= Anna Karenina (Hamilton) =

Hamilton opera by Iain Hamilton

Anna Karenina is an opera in three acts by Scottish composer Iain Hamilton. The libretto, based on Leo Tolstoy's 1877 novel, Anna Karenina was written by the composer. Anna Karenina was premiered on May 7, 1981, at the London Coliseum by the English National Opera in a performance conducted by Howard Williams with Lois McDonall in the title role. The director was Colin Graham and the designers were Ralph Koltai and Annena Stubbs. Its running time is approximately two and a quarter hours.

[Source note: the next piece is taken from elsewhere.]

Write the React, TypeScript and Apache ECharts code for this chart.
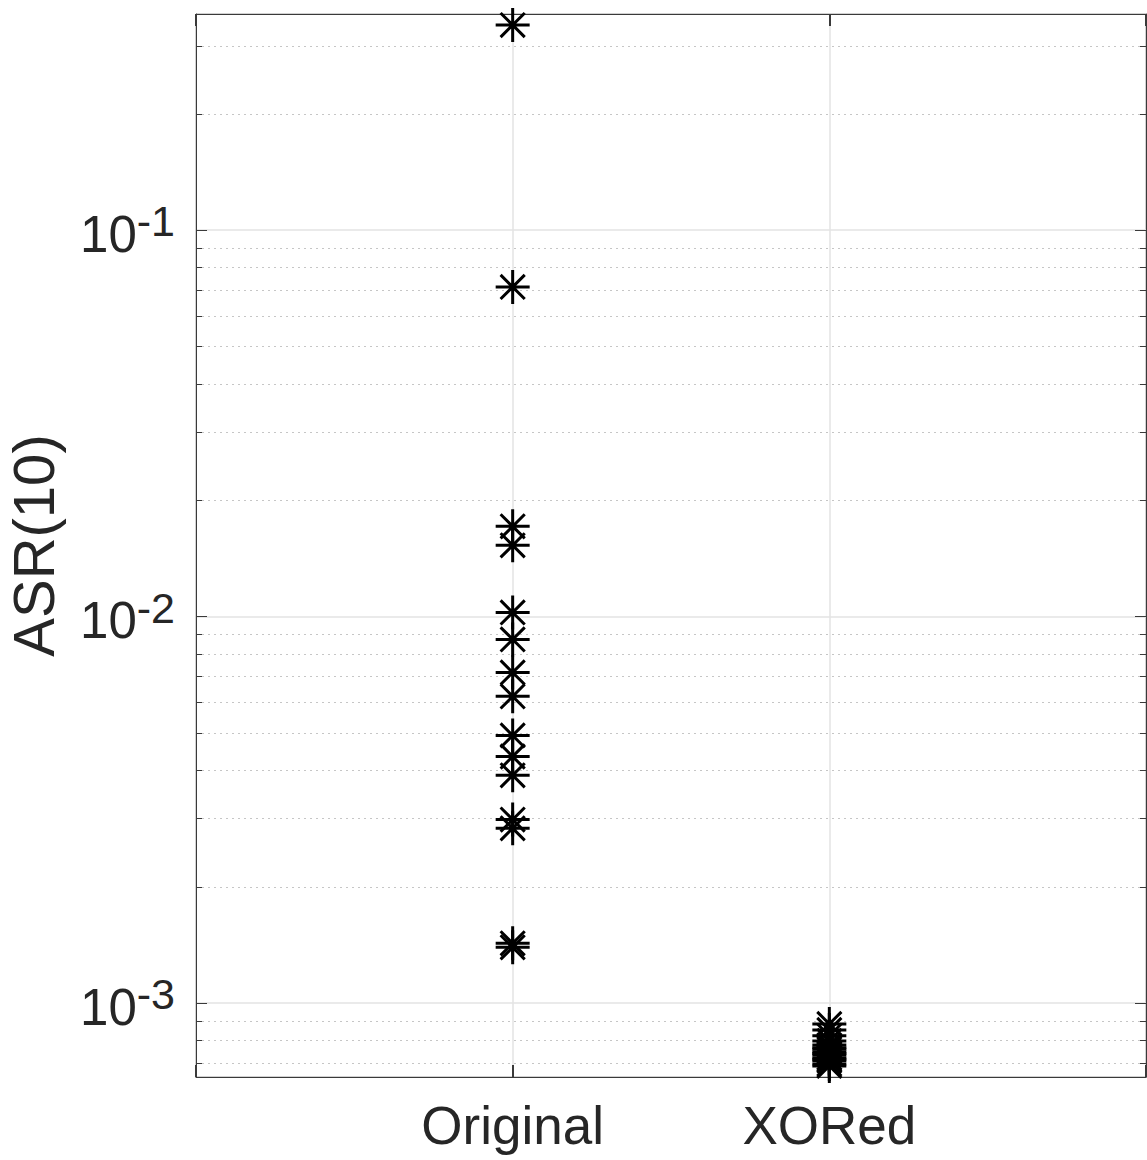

==Background and performance history==
Anna Karenina was the fifth of Hamilton's ten operas. Conrad Wilson in his 2000 obituary for the composer wrote that "inside Hamilton there was always a romantic composer struggling to get out ... it finally exploded in Anna Karenina, a poignantly Mahlerian treatment of Tolstoy's novel." Hamilton composed Anna Karenina, a commission from English National Opera, in 1978, and published the score in 1979. It was first staged on May 7, 1981, by ENO in a production directed by Colin Graham with sets by Ralph Koltai and costumes by Anena Stubbs. Anna Karenina had its American premiere on March 16, 1983, at the Wilshire Ebell Theatre in Los Angeles and ran for three nights under the baton of Chris Nance. It was staged by the now defunct Los Angeles Opera Theatre in a production using screen projections as backdrops rather than traditional sets. It is not known whether the opera has had any subsequent performances. The American composer David Carlson also wrote an opera, premiered in 2007, based on the Tolstoy's novel; the libretto of his Anna Karenina was written by Colin Graham, the director of the 1981 production of Hamilton's version.

==Roles==

Roles, voice types, premiere cast
| Role | Voice type | Premiere cast, 7 May 1981 (Conductor: Howard Williams) |
|---|---|---|
| Anna Karenina | soprano | Lois McDonall |
| Alexei Karenin, her husband | baritone | Geoffrey Chard |
| Count Alexei Vronsky, her lover | tenor | Geoffrey Pogson |
| Stiva, her brother | baritone | Alan Opie |
| Dolly, Stiva's wife | mezzo-soprano | Della Jones |
| Kitty, Stiva's sister-in-law | soprano | Janis Kelly |
| Countess Vronskaya, Vronsky's mother | soprano | Ava June |
| Prince Yashvin, Vronsky's friend | baritone | Malcolm Rivers |
| Countess Betsy | mezzo-soprano | Katherine Pring |
| Countess Lydia | mezzo-soprano | Shelagh Squires |
| Landau, a French clairvoyant | tenor | Stuart Kale |

==Orchestration==
- Voice: 4 sopranos, 2 mezzo-sopranos, 1 alto, 2 tenors, 3 baritones, 2 basses, boy soprano, SATB Chorus
- Instruments: 2 flutes, 2 oboes, 2 clarinets, 2 bassoons, 4 horns, 3 trumpets, 3 trombones, 1 tuba, timpani, 2 percussionists, harp, strings.